Second collaborative effort (The Light of Other Days, 2000) from these two individually famous authors, and first of a two-book series exploring the manipulation of time.
In 2037, planet Earth is split into thousands of independent segments, from core to space, and then reassembled—but now each segment is from a different epoch! The oldest captures mother-and-daughter Australopithecines; others feature Neanderthals, Babylon, 1885 India, modern Chicago, and ancient Greeks. The newly stitched-together planet is wildly unstable, with volcanoes, earthquakes, storms, and dramatic climatic variations; in astronomical terms, it resides in the 13th century. Everywhere, mirrored spheres hover nearby, apparently watching.
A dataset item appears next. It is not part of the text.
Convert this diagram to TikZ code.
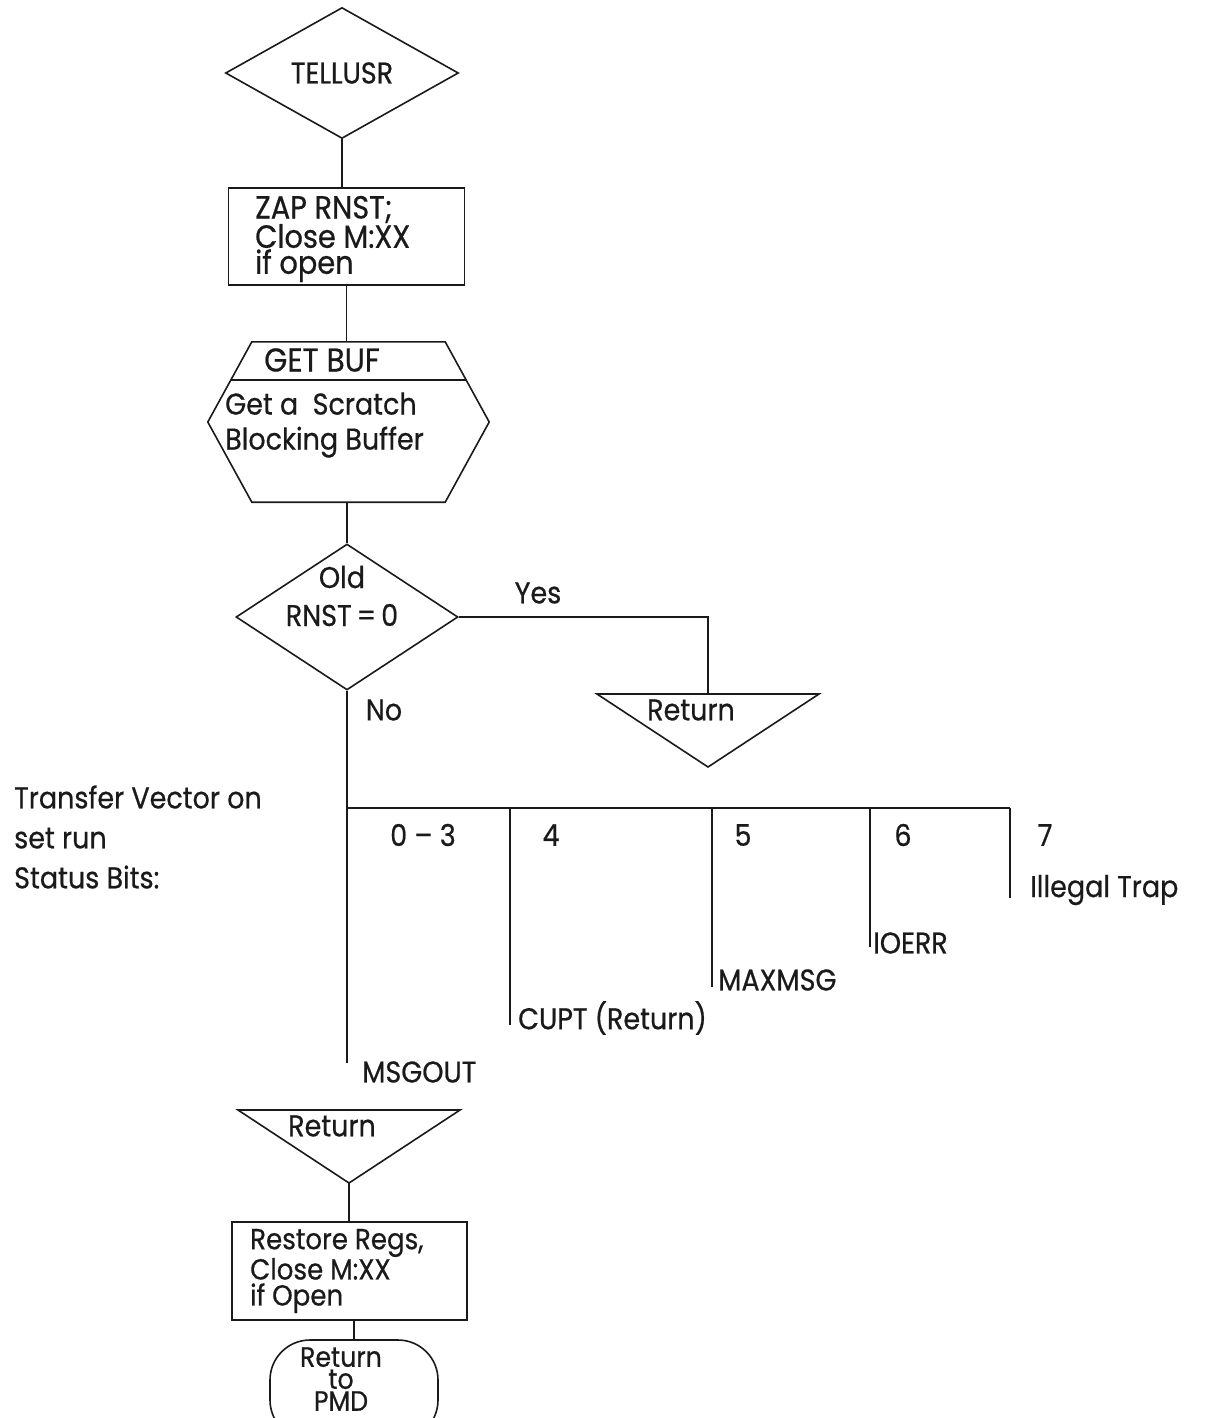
\documentclass[tikz,border=0pt]{standalone}
\usepackage{fontspec}
\setmainfont{Poppins}[FakeStretch=0.9, FakeBold=0.6]
\usetikzlibrary{shapes.geometric}
\definecolor{tinta}{HTML}{1A1A1A}
\newcommand{\corpo}{\fontsize{30}{24}\selectfont}
\tikzset{
  traco/.style={draw=tinta, line width=1.6pt},
  texto/.style={text=tinta, inner sep=0pt, font=\corpo, align=left},
  losango/.style={diamond, traco, inner sep=0pt},
  caixa/.style={rectangle, traco, minimum width=236pt, minimum height=97pt},
}
\newcommand{\retorno}[2]{%
  \begin{scope}[shift={#2}]
    \draw[traco] (-111,0) -- (111,0) -- (0,73) -- cycle;
    \coordinate (#1) at (0,0);
    \coordinate (#1p) at (0,73);
    \node[texto] (#1txt) at (-17,16) {Return};
  \end{scope}}

\begin{document}
\begin{tikzpicture}[x=1pt, y=-1pt]
  \useasboundingbox (0,0) rectangle (1209,1418);
  \node[losango, texto, minimum width=233pt, minimum height=131pt] (tell) at (342,73) {TELLUSR};
  \node[caixa] (zap) at (346.5,236.5) {};
  \node[texto, anchor=west, font=\fontsize{32}{26}\selectfont] (zaptxt) at (255,239) {ZAP RNST;\\Close M:XX\\if open};
  % hexagono do GET BUF
  \node[minimum width=193pt, minimum height=160pt, inner sep=0pt] (buf) at (348.5,422) {};
  \draw[traco] (buf.north west) -- (buf.north east) -- ([xshift=44pt]buf.east)
    -- (buf.south east) -- (buf.south west) -- ([xshift=-44pt]buf.west) -- cycle;
  \draw[traco] ([xshift=-21pt,yshift=-38pt]buf.north west) -- ([xshift=21pt,yshift=-38pt]buf.north east);
  \node[texto, font=\fontsize{33}{24}\selectfont] (buftit) at (322,360) {GET BUF};
  \node[texto, anchor=west, font=\fontsize{30}{35}\selectfont] (buftxt) at (225,425) {Get a~ Scratch\\Blocking Buffer};
  \draw[traco] (tell.south) -- (tell.south |- zap.north);
  \draw[traco] (zap.south) -- (zap.south |- buf.north);
  \node[losango, minimum width=222pt, minimum height=146pt] (old) at (347,617) {};
  \draw[traco] (buf.south -| old.north) -- (old.north);
  \node[texto, align=center, font=\fontsize{30}{38}\selectfont] (oldtxt) at (342,596) {Old\\RNST{\,}={\,}0};
  \retorno{ret1}{(708,694)}
  \draw[traco] (old.east) -| (ret1);
  \node[texto] (sim) at (538,593) {Yes};
  \node[texto] (nao) at (384,710) {No};
  % vetor de transferencia
  \node[texto, anchor=west, font=\fontsize{30}{40}\selectfont] (vetor) at (14,837) {Transfer Vector on\\set run\\Status Bits:};
  \foreach \i/\x/\fim/\xn/\num/\xd/\yd/\dest in {0/347/1063/423/0 – 3/362/1072/MSGOUT,
      1/510/1025/551/4/518/1018/CUPT (Return), 2/712/987/743/5/718/980/MAXMSG,
      3/870/947/903/6/873/943/IOERR, 4/1010/898/1045/7/1030/890/Illegal Trap} {
    \coordinate (b\i) at (\x,808);
    \coordinate (f\i) at (\x,\fim);
    \draw[traco] (b\i) -- (f\i);
    \node[texto] (n\i) at (\xn,835) {\num};
    \node[texto, anchor=west] (d\i) at (\xd,\yd) {\dest};
  }
  \draw[traco] (old.south) -- (b0);
  \draw[traco] (b0) -- (b4);
  \retorno{ret2}{(349,1110)}
  \node[caixa, minimum width=235pt, minimum height=98pt] (rest) at (349.5,1271) {};
  \node[texto, anchor=west, font=\fontsize{29}{26}\selectfont] (resttxt) at (250,1271) {Restore Regs,\\Close M:XX\\if Open};
  \draw[traco] (ret2p) -- (ret2p |- rest.north);
  \node[traco, rectangle, rounded corners=40pt, minimum width=168pt, minimum height=100pt] (pmd) at (354,1390) {};
  \draw[traco] (rest.south -| pmd.north) -- (pmd.north);
  \node[texto, align=center, font=\fontsize{28}{22}\selectfont] (pmdtxt) at (341,1379) {Return\\to\\PMD};
\end{tikzpicture}
\end{document}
Three UN observers from 2037—Britisher Bisesa Dutt, American Casey Othic, and Afghan Abdikadir Omar—join forces with the survivors from 1885: Rudyard Kipling (yes, him), reporter Josh White of the Boston Globe, and British and Indian soldiers in the old fort of Jamrud on the northwest frontier; they pick up radio signals emanating from Babylon and decide to head there. Along the way they meet up with empire-builder Alexander the Great and his army, and join forces. Meanwhile, when a Soyuz capsule lands in Asia, its crew is promptly captured by Genghis Khan and his cruel, barbaric Mongol hordes; they also head for Babylon. Clearly, the spheres, or Eyes, have used their godlike powers to arrange the forthcoming battle, but to what ends? Are they merely voyeurs? Bisesa, who has a curious rapport with the Eyes, intends to find out.
Curiously sloppy, with biographical contradictions and a rationale that's inconsistently applied: despite the many echoes of 2001, more spectacle than substance.